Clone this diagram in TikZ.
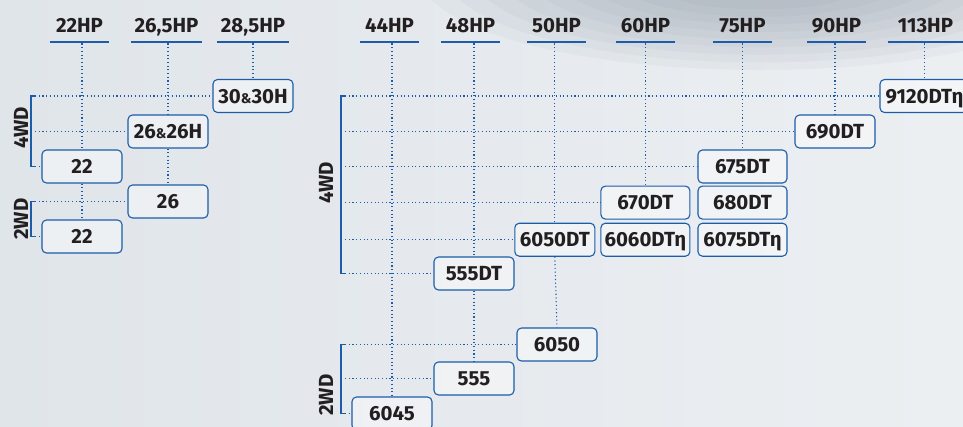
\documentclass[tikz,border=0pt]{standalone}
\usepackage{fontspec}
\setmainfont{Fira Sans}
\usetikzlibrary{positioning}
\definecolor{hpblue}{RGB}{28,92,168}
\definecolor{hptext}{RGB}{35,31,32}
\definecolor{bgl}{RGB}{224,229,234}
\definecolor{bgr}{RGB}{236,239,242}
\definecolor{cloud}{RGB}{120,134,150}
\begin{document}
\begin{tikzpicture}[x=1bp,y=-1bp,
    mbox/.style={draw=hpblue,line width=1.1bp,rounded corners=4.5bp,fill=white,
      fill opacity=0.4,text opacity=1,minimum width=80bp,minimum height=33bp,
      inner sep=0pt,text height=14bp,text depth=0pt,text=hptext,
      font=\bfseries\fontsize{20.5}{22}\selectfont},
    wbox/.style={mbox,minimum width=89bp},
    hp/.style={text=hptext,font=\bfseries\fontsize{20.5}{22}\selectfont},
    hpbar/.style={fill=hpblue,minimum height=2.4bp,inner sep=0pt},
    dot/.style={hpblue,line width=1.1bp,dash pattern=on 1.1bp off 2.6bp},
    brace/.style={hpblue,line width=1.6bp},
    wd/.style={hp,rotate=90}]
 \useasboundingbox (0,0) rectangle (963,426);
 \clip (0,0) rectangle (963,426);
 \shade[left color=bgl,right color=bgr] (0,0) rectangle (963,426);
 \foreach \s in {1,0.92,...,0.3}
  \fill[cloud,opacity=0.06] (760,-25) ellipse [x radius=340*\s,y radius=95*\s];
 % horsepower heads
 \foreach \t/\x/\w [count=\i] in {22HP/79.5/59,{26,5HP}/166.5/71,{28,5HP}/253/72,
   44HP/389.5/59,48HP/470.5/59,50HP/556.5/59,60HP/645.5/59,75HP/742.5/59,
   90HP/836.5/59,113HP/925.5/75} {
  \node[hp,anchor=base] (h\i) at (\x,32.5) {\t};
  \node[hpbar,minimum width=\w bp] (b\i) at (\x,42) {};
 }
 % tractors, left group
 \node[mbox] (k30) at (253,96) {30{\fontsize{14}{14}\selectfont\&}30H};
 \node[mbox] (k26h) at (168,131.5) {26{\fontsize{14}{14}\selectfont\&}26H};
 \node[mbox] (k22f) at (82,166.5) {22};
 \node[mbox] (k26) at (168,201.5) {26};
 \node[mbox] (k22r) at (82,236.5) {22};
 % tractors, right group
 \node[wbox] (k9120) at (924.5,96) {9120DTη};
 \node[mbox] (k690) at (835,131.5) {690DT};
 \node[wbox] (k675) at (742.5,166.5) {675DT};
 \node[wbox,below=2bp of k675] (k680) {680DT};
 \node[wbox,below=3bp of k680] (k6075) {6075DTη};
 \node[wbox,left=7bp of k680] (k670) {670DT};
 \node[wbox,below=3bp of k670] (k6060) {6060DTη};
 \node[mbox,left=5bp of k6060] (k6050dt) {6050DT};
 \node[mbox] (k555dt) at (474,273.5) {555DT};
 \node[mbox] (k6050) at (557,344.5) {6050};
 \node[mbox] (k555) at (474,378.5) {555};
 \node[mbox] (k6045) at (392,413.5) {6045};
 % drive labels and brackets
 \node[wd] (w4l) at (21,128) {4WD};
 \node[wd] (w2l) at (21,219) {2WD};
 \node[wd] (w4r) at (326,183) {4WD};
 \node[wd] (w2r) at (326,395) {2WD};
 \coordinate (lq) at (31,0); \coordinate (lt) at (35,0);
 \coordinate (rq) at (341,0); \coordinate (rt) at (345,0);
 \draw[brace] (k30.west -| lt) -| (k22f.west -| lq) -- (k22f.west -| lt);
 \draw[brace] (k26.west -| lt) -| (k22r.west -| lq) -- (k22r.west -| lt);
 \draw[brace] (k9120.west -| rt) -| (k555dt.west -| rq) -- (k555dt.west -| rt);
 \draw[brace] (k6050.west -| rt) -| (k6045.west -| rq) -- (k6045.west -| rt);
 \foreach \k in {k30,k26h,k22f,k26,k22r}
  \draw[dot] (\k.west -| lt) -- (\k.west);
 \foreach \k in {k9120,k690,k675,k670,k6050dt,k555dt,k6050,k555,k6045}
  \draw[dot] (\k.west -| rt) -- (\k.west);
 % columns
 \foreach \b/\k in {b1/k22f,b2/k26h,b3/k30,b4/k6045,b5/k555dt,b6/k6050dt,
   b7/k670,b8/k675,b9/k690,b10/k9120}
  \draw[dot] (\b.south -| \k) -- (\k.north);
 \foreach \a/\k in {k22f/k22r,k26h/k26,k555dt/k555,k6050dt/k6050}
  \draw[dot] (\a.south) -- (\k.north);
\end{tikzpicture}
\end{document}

....................

■ REQUIREMENTS
Could you repeat all of the material exactly? Pictures should not be copied.

■ REPLY
Clone this diagram in TikZ.
\documentclass[tikz,border=0pt]{standalone}
\usepackage{fontspec}
\setmainfont{Fira Sans}
\usetikzlibrary{positioning}
\definecolor{hpblue}{RGB}{28,92,168}
\definecolor{hptext}{RGB}{35,31,32}
\definecolor{bgl}{RGB}{224,229,234}
\definecolor{bgr}{RGB}{236,239,242}
\definecolor{cloud}{RGB}{120,134,150}
\begin{document}
\begin{tikzpicture}[x=1bp,y=-1bp,
    mbox/.style={draw=hpblue,line width=1.1bp,rounded corners=4.5bp,fill=white,
      fill opacity=0.4,text opacity=1,minimum width=80bp,minimum height=33bp,
      inner sep=0pt,text height=14bp,text depth=0pt,text=hptext,
      font=\bfseries\fontsize{20.5}{22}\selectfont},
    wbox/.style={mbox,minimum width=89bp},
    hp/.style={text=hptext,font=\bfseries\fontsize{20.5}{22}\selectfont},
    hpbar/.style={fill=hpblue,minimum height=2.4bp,inner sep=0pt},
    dot/.style={hpblue,line width=1.1bp,dash pattern=on 1.1bp off 2.6bp},
    brace/.style={hpblue,line width=1.6bp},
    wd/.style={hp,rotate=90}]
 \useasboundingbox (0,0) rectangle (963,426);
 \clip (0,0) rectangle (963,426);
 \shade[left color=bgl,right color=bgr] (0,0) rectangle (963,426);
 \foreach \s in {1,0.92,...,0.3}
  \fill[cloud,opacity=0.06] (760,-25) ellipse [x radius=340*\s,y radius=95*\s];
 % horsepower heads
 \foreach \t/\x/\w [count=\i] in {22HP/79.5/59,{26,5HP}/166.5/71,{28,5HP}/253/72,
   44HP/389.5/59,48HP/470.5/59,50HP/556.5/59,60HP/645.5/59,75HP/742.5/59,
   90HP/836.5/59,113HP/925.5/75} {
  \node[hp,anchor=base] (h\i) at (\x,32.5) {\t};
  \node[hpbar,minimum width=\w bp] (b\i) at (\x,42) {};
 }
 % tractors, left group
 \node[mbox] (k30) at (253,96) {30{\fontsize{14}{14}\selectfont\&}30H};
 \node[mbox] (k26h) at (168,131.5) {26{\fontsize{14}{14}\selectfont\&}26H};
 \node[mbox] (k22f) at (82,166.5) {22};
 \node[mbox] (k26) at (168,201.5) {26};
 \node[mbox] (k22r) at (82,236.5) {22};
 % tractors, right group
 \node[wbox] (k9120) at (924.5,96) {9120DTη};
 \node[mbox] (k690) at (835,131.5) {690DT};
 \node[wbox] (k675) at (742.5,166.5) {675DT};
 \node[wbox,below=2bp of k675] (k680) {680DT};
 \node[wbox,below=3bp of k680] (k6075) {6075DTη};
 \node[wbox,left=7bp of k680] (k670) {670DT};
 \node[wbox,below=3bp of k670] (k6060) {6060DTη};
 \node[mbox,left=5bp of k6060] (k6050dt) {6050DT};
 \node[mbox] (k555dt) at (474,273.5) {555DT};
 \node[mbox] (k6050) at (557,344.5) {6050};
 \node[mbox] (k555) at (474,378.5) {555};
 \node[mbox] (k6045) at (392,413.5) {6045};
 % drive labels and brackets
 \node[wd] (w4l) at (21,128) {4WD};
 \node[wd] (w2l) at (21,219) {2WD};
 \node[wd] (w4r) at (326,183) {4WD};
 \node[wd] (w2r) at (326,395) {2WD};
 \coordinate (lq) at (31,0); \coordinate (lt) at (35,0);
 \coordinate (rq) at (341,0); \coordinate (rt) at (345,0);
 \draw[brace] (k30.west -| lt) -| (k22f.west -| lq) -- (k22f.west -| lt);
 \draw[brace] (k26.west -| lt) -| (k22r.west -| lq) -- (k22r.west -| lt);
 \draw[brace] (k9120.west -| rt) -| (k555dt.west -| rq) -- (k555dt.west -| rt);
 \draw[brace] (k6050.west -| rt) -| (k6045.west -| rq) -- (k6045.west -| rt);
 \foreach \k in {k30,k26h,k22f,k26,k22r}
  \draw[dot] (\k.west -| lt) -- (\k.west);
 \foreach \k in {k9120,k690,k675,k670,k6050dt,k555dt,k6050,k555,k6045}
  \draw[dot] (\k.west -| rt) -- (\k.west);
 % columns
 \foreach \b/\k in {b1/k22f,b2/k26h,b3/k30,b4/k6045,b5/k555dt,b6/k6050dt,
   b7/k670,b8/k675,b9/k690,b10/k9120}
  \draw[dot] (\b.south -| \k) -- (\k.north);
 \foreach \a/\k in {k22f/k22r,k26h/k26,k555dt/k555,k6050dt/k6050}
  \draw[dot] (\a.south) -- (\k.north);
\end{tikzpicture}
\end{document}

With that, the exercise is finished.